Writing bluntly and hilariously about the elements of race we are often too politically correct to discuss, Farsad takes a long hard look at the iconography that still shapes our concepts of "black," "white," and "Muslim" today-and what it means when white culture defines the culture. Farsad asks the important questions like, What does it mean to have a hyphenated identity? How can we actually combat racism, stereotyping, and exclusion? Do Iranians get bunions at a higher rate than other ethnic groups? (She's asking for a friend.)
How to Make White People Laugh tackles these questions with wit, humor, and incisive intellect.

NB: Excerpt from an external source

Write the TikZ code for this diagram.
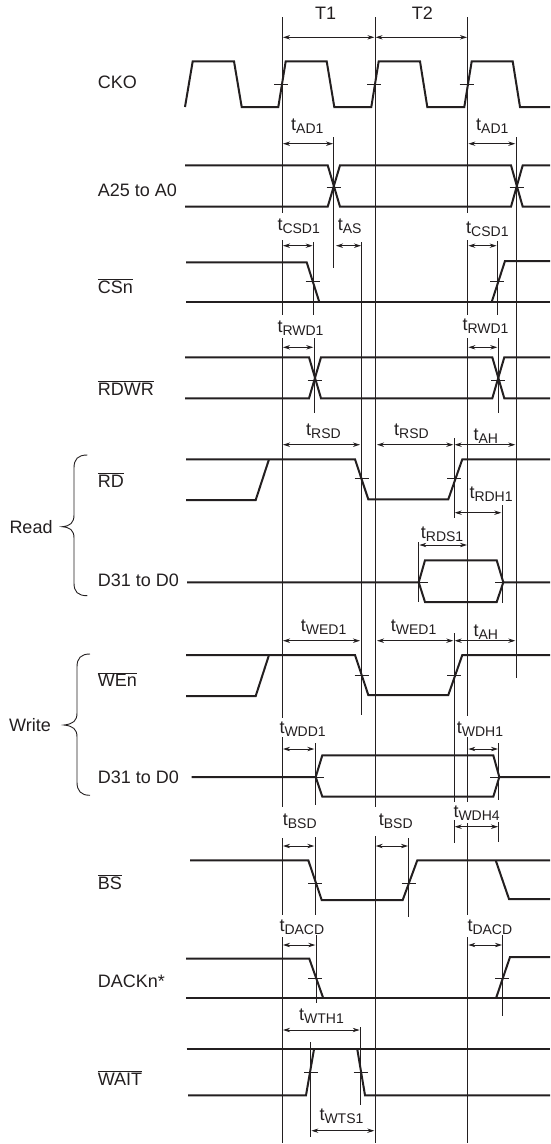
\documentclass[tikz,border=0pt]{standalone}
\usepackage{fontspec}
\setmainfont{Liberation Sans}
\usetikzlibrary{arrows.meta}
\definecolor{waveink}{HTML}{231F20}
\newcommand{\tname}[1]{t\raisebox{-3pt}{\fontsize{14}{14}\selectfont #1}}
\newcommand{\barred}[1]{$\overline{\mbox{#1}}$}
\tikzset{
  wave/.style={draw=waveink, line width=2pt, line join=miter},
  guide/.style={draw=waveink, line width=0.8pt},
  tick/.style={draw=waveink, line width=0.8pt},
  span/.style={draw=waveink, line width=0.8pt, {Stealth[length=7pt,width=4.4pt]}-{Stealth[length=7pt,width=4.4pt]}},
  lbl/.style={anchor=base west, inner sep=0pt, text=waveink, font=\fontsize{18}{20}\selectfont},
}
\begin{document}
\begin{tikzpicture}[x=1pt,y=-1pt]
  \useasboundingbox (0,0) rectangle (550,1144);
  % signal names
  \node[lbl] (cko) at (97.7,88) {CKO};
  \node[lbl] (addr) at (97.7,196) {A25 to A0};
  \node[lbl] (csn) at (97.7,293.5) {\barred{CSn}};
  \node[lbl] (rdwr) at (97.7,395) {\barred{RDWR}};
  \node[lbl] (rd) at (97.7,487) {\barred{RD}};
  \node[lbl] (dread) at (97.7,586.7) {D31 to D0};
  \node[lbl] (wen) at (97.7,686.7) {\barred{WEn}};
  \node[lbl] (dwrite) at (97.7,783) {D31 to D0};
  \node[lbl] (bs) at (97.7,889) {\barred{BS}};
  \node[lbl] (dackn) at (97.7,987) {DACKn*};
  \node[lbl] (waitn) at (97.7,1085) {\barred{WAIT}};
  \node[lbl] (read) at (9.3,533) {Read};
  \node[lbl] (write) at (9,731.7) {Write};
  % braces
  \draw[guide, line width=0.9pt] (87.3,455) .. controls (78,455) and (74,459) .. (74,468) -- (74,515)
    .. controls (74,523) and (70,526) .. (62.3,526.7) .. controls (70,527.5) and (74,530) .. (74,538)
    -- (74,583) .. controls (74,592) and (78,595.7) .. (87.3,595.7);
  \draw[guide, line width=0.9pt] (90,654) .. controls (81,654) and (77,658) .. (77,667) -- (77,713)
    .. controls (77,721) and (73,724) .. (64,725) .. controls (73,726) and (77,729) .. (77,737)
    -- (77,782) .. controls (77,791) and (81,795.3) .. (90,795.3);
  % clock cycles
  \node[lbl] (tone) at (315,19.3) {T1};
  \node[lbl] (ttwo) at (411.7,19.3) {T2};
  \draw[span] (283,37.3) -- (374.4,37.3);
  \draw[span] (375.6,37.3) -- (467,37.3);
  % long guides
  \draw[guide] (282.3,17) -- (282.3,213) (282.3,240) -- (282.3,315) (282.3,338) -- (282.3,718)
    (282.3,737) -- (282.3,807) (282.3,838) -- (282.3,915) (282.3,937) -- (282.3,1143);
  \draw[guide] (375,17) -- (375,807) (375,836) -- (375,1143);
  \draw[guide] (467.7,17) -- (467.7,213) (467.7,240) -- (467.7,315) (467.7,338) -- (467.7,716)
    (467.7,737) -- (467.7,802) (467.7,823) -- (467.7,915) (467.7,937) -- (467.7,1143);
  % short guides
  \draw[guide] (333.7,137) -- (333.7,268) (516,137) -- (516,678);
  \draw[guide] (313.3,242) -- (313.3,315) (497.3,241) -- (497.3,315);
  \draw[guide] (314,338) -- (314,413) (498,338) -- (498,413);
  \draw[guide] (361.7,242) -- (361.7,715);
  \draw[guide] (454,438) -- (454,518) (502,505) -- (502,603) (418.7,542) -- (418.7,602);
  \draw[guide] (454,633) -- (454,802) (454,820) -- (454,843);
  \draw[guide] (315,743) -- (315,805) (498.7,743) -- (498.7,800) (498.7,822) -- (498.7,842);
  \draw[guide] (315,837) -- (315,915) (408.7,838) -- (408.7,917);
  \draw[guide] (316,935) -- (316,1003) (502.7,935) -- (502.7,1016);
  \draw[guide] (360.3,1027) -- (360.3,1105) (310.7,1042) -- (310.7,1137);
  % CKO
  \draw[wave] (185,107) -- (192.7,61.3) -- (234,61.3) -- (241.7,107) -- (278.3,107) -- (285.7,61.3)
    -- (326.7,61.3) -- (334.3,107) -- (371.3,107) -- (378.7,61.3) -- (420,61.3) -- (427.3,107)
    -- (464.3,107) -- (471.7,61.3) -- (512.7,61.3) -- (520,107) -- (550,107);
  \draw[tick] (274.3,84) -- (288.3,84) (367,84) -- (381,84) (459.7,84) -- (473.7,84);
  % A25 to A0
  \node[lbl] (tadone) at (291,130) {\tname{AD1}};
  \node[lbl] (tadtwo) at (476,130) {\tname{AD1}};
  \draw[span] (283,143.7) -- (333,143.7);
  \draw[span] (468.4,143.7) -- (515.3,143.7);
  \draw[wave] (185,165.3) -- (327.7,165.3) -- (340,206.7) -- (511,206.7) -- (522.7,165.3) -- (550,165.3);
  \draw[wave] (185,206.7) -- (327.7,206.7) -- (340,165.3) -- (511,165.3) -- (522.7,206.7) -- (550,206.7);
  \draw[tick] (326.7,187.7) -- (340.7,187.7) (509.7,187.7) -- (523.7,187.7);
  % CSn
  \node[lbl] (tcsdone) at (277.3,230.5) {\tname{CSD1}};
  \node[lbl] (tas) at (337.7,230.5) {\tname{AS}};
  \node[lbl] (tcsdtwo) at (466,233) {\tname{CSD1}};
  \draw[span] (283,245.7) -- (312.6,245.7);
  \draw[span] (336,245.7) -- (361,245.7);
  \draw[span] (468.4,245.7) -- (496.6,245.7);
  \draw[wave] (186,262.3) -- (306.7,262.3) -- (319.3,302);
  \draw[wave] (186,302) -- (550,302);
  \draw[wave] (491.7,302) -- (505,261) -- (550,261);
  \draw[tick] (305.7,281) -- (319.7,281) (490.3,281) -- (504.3,281);
  % RDWR
  \node[lbl] (trwdone) at (277.3,332) {\tname{RWD1}};
  \node[lbl] (trwdtwo) at (462.3,330) {\tname{RWD1}};
  \draw[span] (283,347.3) -- (313.3,347.3);
  \draw[span] (468.4,347.3) -- (497.3,347.3);
  \draw[wave] (185,357.3) -- (309,357.3) -- (321,398.3) -- (492.3,398.3) -- (504.3,357.3) -- (550,357.3);
  \draw[wave] (185,398.3) -- (309,398.3) -- (321,357.3) -- (492.3,357.3) -- (504.3,398.3) -- (550,398.3);
  \draw[tick] (307.7,380.7) -- (321.7,380.7) (491,380.7) -- (505,380.7);
  % RD
  \node[lbl] (trsdone) at (306,435) {\tname{RSD}};
  \node[lbl] (trsdtwo) at (394,435) {\tname{RSD}};
  \node[lbl] (tahone) at (473.3,440) {\tname{AH}};
  \draw[span] (283,444.7) -- (360,444.7);
  \draw[span] (377,444.7) -- (453.3,444.7);
  \draw[span] (454.7,444.7) -- (515.3,444.7);
  \draw[wave] (186,459.3) -- (355,459.3) -- (368.3,499.3) -- (448.3,499.3) -- (462.3,459.3) -- (550,459.3);
  \draw[wave] (186,500) -- (255.7,500) -- (269,459.3);
  \draw[tick] (354.7,478.7) -- (368.7,478.7) (447.3,478.7) -- (461.3,478.7);
  % D31 to D0, read
  \node[lbl] (trdhone) at (469.3,498) {\tname{RDH1}};
  \node[lbl] (trdsone) at (420.7,538) {\tname{RDS1}};
  \draw[span] (454.7,512.7) -- (501.3,512.7);
  \draw[span] (419.4,545) -- (467,545);
  \draw[wave] (187,582.3) -- (418.7,582.3) -- (425,560.3) -- (496.7,560.3) -- (503.3,582.3) -- (550,582.3);
  \draw[wave] (418.7,582.3) -- (425,602) -- (496.7,602) -- (503.3,582.3);
  \draw[tick] (418.7,582.3) -- (428,582.3) (495,582.3) -- (503.3,582.3);
  % WEn
  \node[lbl] (twedone) at (300.7,631.7) {\tname{WED1}};
  \node[lbl] (twedtwo) at (390.7,631.7) {\tname{WED1}};
  \node[lbl] (tahtwo) at (473.3,636.7) {\tname{AH}};
  \draw[span] (283,640.7) -- (360,640.7);
  \draw[span] (377,640.7) -- (453.3,640.7);
  \draw[span] (454.7,640.7) -- (515.3,640.7);
  \draw[wave] (186,655) -- (355,655) -- (368.3,695) -- (448.3,695) -- (462.3,655) -- (550,655);
  \draw[wave] (186,696) -- (255.7,696) -- (269,655);
  \draw[tick] (354.7,675) -- (368.7,675) (447.3,675) -- (461.3,675);
  % D31 to D0, write
  \node[lbl] (twddone) at (279.3,733.3) {\tname{WDD1}};
  \node[lbl] (twdhone) at (456.7,733.3) {\tname{WDH1}};
  \draw[span] (283,749) -- (314.3,749);
  \draw[span] (468.4,749) -- (498,749);
  \draw[wave] (191.7,777) -- (315.7,777) -- (322.3,755.3) -- (493.3,755.3) -- (499.3,777) -- (550,777);
  \draw[wave] (315.7,777) -- (322.3,796.7) -- (493.3,796.7) -- (499.3,777);
  \draw[tick] (315.7,777) -- (324,777) (490,777) -- (499.3,777);
  % BS
  \node[lbl] (twdhfour) at (453.3,817.7) {\tname{WDH4}};
  \node[lbl] (tbsdone) at (282.7,825) {\tname{BSD}};
  \node[lbl] (tbsdtwo) at (378.7,825) {\tname{BSD}};
  \draw[span] (454.7,826.7) -- (498,826.7);
  \draw[span] (283,846) -- (314.3,846);
  \draw[span] (375.7,846) -- (408,846);
  \draw[wave] (190,860.3) -- (308.3,860.3) -- (321.7,900) -- (402.7,900) -- (417.3,860.3) -- (550,860.3);
  \draw[wave] (495.7,860.3) -- (509,899) -- (550,899);
  \draw[tick] (308.3,883) -- (322.3,883) (401.7,883) -- (415.7,883);
  % DACKn
  \node[lbl] (tdacdone) at (279.3,931.7) {\tname{DACD}};
  \node[lbl] (tdacdtwo) at (467.3,931.7) {\tname{DACD}};
  \draw[span] (283,945) -- (315.3,945);
  \draw[span] (468.4,945) -- (502,945);
  \draw[wave] (186,958.7) -- (309.3,958.7) -- (323.3,998.3);
  \draw[wave] (186,998.3) -- (550,998.3);
  \draw[wave] (496,998.3) -- (510,957) -- (550,957);
  \draw[tick] (308.3,978) -- (322.3,978) (495.3,978) -- (509.3,978);
  % WAIT
  \node[lbl] (twthone) at (299,1020) {\tname{WTH1}};
  \node[lbl] (twtsone) at (319.3,1120.7) {\tname{WTS1}};
  \draw[span] (283,1030) -- (359.6,1030);
  \draw[span] (311.4,1130.7) -- (374.3,1130.7);
  \draw[wave] (186.7,1049.3) -- (550,1049.3);
  \draw[wave] (188,1095.3) -- (306,1095.3) -- (314,1049.3);
  \draw[wave] (357.3,1049.3) -- (365,1095.3) -- (550,1095.3);
  \draw[tick] (304,1072.7) -- (318,1072.7) (353.7,1072.7) -- (367.7,1072.7);
\end{tikzpicture}
\end{document}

And along the way, you might just learn a thing or two about tetherball, Duck Dynasty, and wine slushies.
This collection of nonfiction essays from Farsad, a stand-up comedian and director/producer of the documentary The Muslims Are Coming!, offers a look at the social issues that plague America today, including racism, sexism, and media bias. Farsad tackles these ideas head-on with clear facts and a wit that will keep the liberal reader engaged. Using her own experiences as an Iranian-American, Farsad offers a glimpse at what life is like as a "third thing," or a group that doesn't quite fit into one world or another, from her Palm Springs, Fla., childhood, where she tried to identify as Mexican, to her collegiate years at Cornell, where she identified more with black culture. The comic hits her stride when she focuses on the personal rather than polemic. The insight that Farsad offers regarding modern Iranian life is much more nuanced than her quick takes on more general topics, such as Jainism. Farsad's fresh and funny voice is perfect for presenting tactics to fight anti-Muslim sentiment in the U.S., and her work is intriguing and enjoyable to read.